As a saint, Edmund’s remains were kept in a shrine in Bury. A the time of the desecration of the Benedictine Abbey, during Henry VIII’s reign, the remains were lost. Academic researcher Francis Young, who was born in Bury, said according to a third-hand account from 1697, St Edmund was placed in an iron chest by monks but the account does not give a location in the Abbey precincts where he was buried.
The legend of St Edmund
Edmund was the King of the East Angles in the 9th Century and it is widely accepted that he was killed by Vikings. It is thought his place of death was somewhere in Suffolk or Norfolk.
Legend has it that brave King Edmund refused to denounce his Christianity and was killed by several arrows. The Vikings then removed his head so Edmund could not be buried whole.
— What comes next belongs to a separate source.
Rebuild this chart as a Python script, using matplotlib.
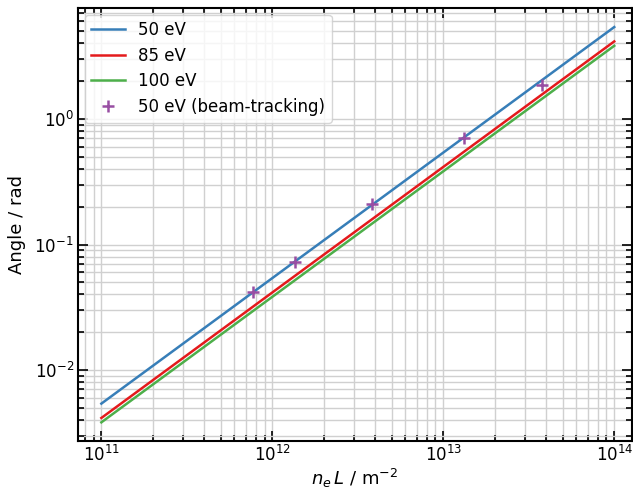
import matplotlib
matplotlib.use("Agg")
import matplotlib.pyplot as plt
import numpy as np

x_line = [1e11, 1e14]
angle_50 = [5.4e-3, 5.4]
angle_85 = [4.15e-3, 4.15]
angle_100 = [3.83e-3, 3.83]

bt_x = [7.7e11, 1.35e12, 3.83e12, 1.33e13, 3.78e13]
bt_y = [0.0418, 0.0726, 0.209, 0.706, 1.87]

plt.rcParams['font.family'] = ['DejaVu Sans']
fig = plt.figure(figsize=(6.33, 4.9), dpi=100)
ax = fig.add_axes([78/633, 1-441/490, (632-78)/633, (441-8)/490])

ax.plot(x_line, angle_50, color='#377eb8', lw=1.8, label='50 eV')
ax.plot(x_line, angle_85, color='#e41a1c', lw=1.8, label='85 eV')
ax.plot(x_line, angle_100, color='#4daf4a', lw=1.8, label='100 eV')
ax.plot(bt_x, bt_y, ls='none', marker='+', ms=9, mew=1.8, color='#984ea3',
        label='50 eV (beam-tracking)')

ax.set_xscale('log')
ax.set_yscale('log')
ax.set_xlim(7.3e10, 1.27e14)
ax.set_ylim(2.72e-3, 7.66)

ax.grid(True, which='major', color='#d0d0d0', lw=1.0)
ax.grid(True, which='minor', color='#d0d0d0', lw=1.0)
ax.set_axisbelow(True)

ax.tick_params(which='both', direction='in', top=True, right=True, labelsize=12, width=1.2)
ax.tick_params(which='major', length=7, pad=3)
ax.tick_params(which='minor', length=4)
for s in ax.spines.values():
    s.set_linewidth(1.5)

ax.set_xlabel(r'$n_e\,L$ / m$^{-2}$', fontsize=13, labelpad=1)
ax.set_ylabel('Angle / rad', fontsize=13, labelpad=6)

leg = ax.legend(loc='upper left', fontsize=12, framealpha=0.8, edgecolor='#cccccc',
                labelspacing=0.45, borderaxespad=0.4)

fig.savefig('out.png', dpi=100)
But loyal followers were able to find his head after a wolf called to them, shouting “here, here, here”.
Shortly after his death a shrine containing his remains was built in the Abbey in a town called Bedericesworth, which later became Bury St Edmunds and the most popular and famous pilgrimage in England, visited by many kings. Saint Edmund later became the Patron Saint of England. The Abbey was desecrated in the 16th Century when his remains are believed to have been removed from the shrine.